TASK DESCRIPTION.
Set down the data below from its first line to the line holding "import plotly.graph_objects as go", inclusive; omit all pictures.

[BEGIN]

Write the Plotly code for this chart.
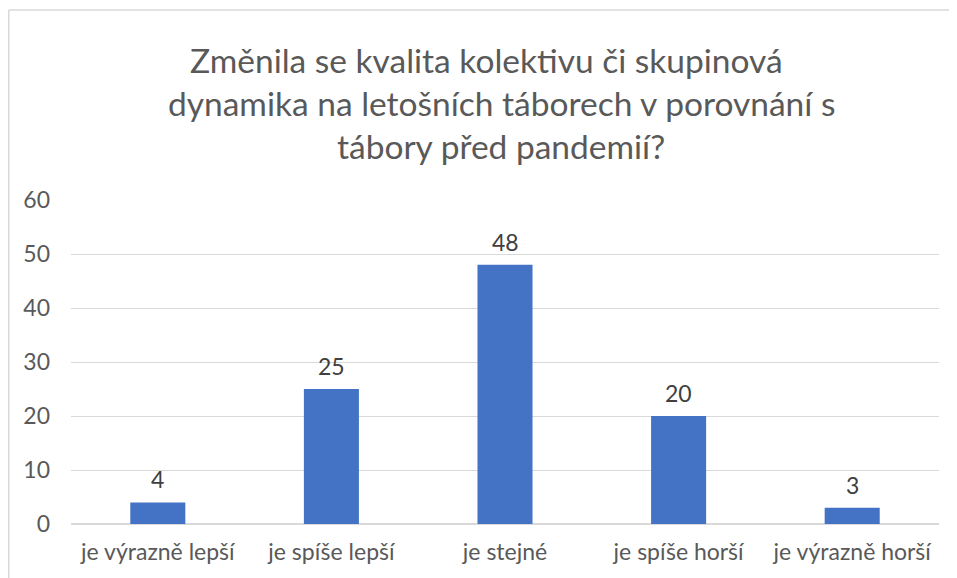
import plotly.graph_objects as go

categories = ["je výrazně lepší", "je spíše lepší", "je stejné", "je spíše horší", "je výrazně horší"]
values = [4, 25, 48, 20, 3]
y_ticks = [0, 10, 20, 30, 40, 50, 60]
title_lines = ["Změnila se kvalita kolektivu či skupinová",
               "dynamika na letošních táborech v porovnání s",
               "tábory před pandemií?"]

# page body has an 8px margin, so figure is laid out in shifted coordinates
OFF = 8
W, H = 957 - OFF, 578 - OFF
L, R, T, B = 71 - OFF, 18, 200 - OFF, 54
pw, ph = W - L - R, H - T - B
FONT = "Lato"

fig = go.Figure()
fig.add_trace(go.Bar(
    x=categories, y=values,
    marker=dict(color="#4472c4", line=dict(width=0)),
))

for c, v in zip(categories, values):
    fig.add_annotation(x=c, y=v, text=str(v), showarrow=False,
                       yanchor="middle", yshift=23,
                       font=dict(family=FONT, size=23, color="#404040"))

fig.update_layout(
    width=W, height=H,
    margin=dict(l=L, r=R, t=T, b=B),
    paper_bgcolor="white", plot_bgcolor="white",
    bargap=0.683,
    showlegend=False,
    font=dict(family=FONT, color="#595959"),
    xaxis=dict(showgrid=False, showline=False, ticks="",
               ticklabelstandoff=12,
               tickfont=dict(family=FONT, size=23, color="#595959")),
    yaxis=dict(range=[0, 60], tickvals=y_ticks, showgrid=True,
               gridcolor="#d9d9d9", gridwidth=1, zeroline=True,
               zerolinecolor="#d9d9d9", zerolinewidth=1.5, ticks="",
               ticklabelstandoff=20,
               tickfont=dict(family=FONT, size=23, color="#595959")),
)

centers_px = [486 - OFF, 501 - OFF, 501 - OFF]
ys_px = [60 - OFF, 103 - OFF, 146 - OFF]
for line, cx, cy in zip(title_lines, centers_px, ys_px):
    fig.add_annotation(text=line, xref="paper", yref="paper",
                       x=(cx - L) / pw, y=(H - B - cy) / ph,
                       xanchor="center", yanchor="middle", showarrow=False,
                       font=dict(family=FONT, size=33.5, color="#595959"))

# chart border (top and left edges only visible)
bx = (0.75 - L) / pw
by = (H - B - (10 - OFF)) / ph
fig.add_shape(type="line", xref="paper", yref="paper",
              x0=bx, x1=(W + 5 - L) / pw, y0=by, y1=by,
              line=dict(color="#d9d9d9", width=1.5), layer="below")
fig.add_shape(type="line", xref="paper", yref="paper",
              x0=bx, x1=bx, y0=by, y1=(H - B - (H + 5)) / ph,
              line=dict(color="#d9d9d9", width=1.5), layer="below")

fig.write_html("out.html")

[END]

FINISHED EXERCISE.
Write the Plotly code for this chart.
import plotly.graph_objects as go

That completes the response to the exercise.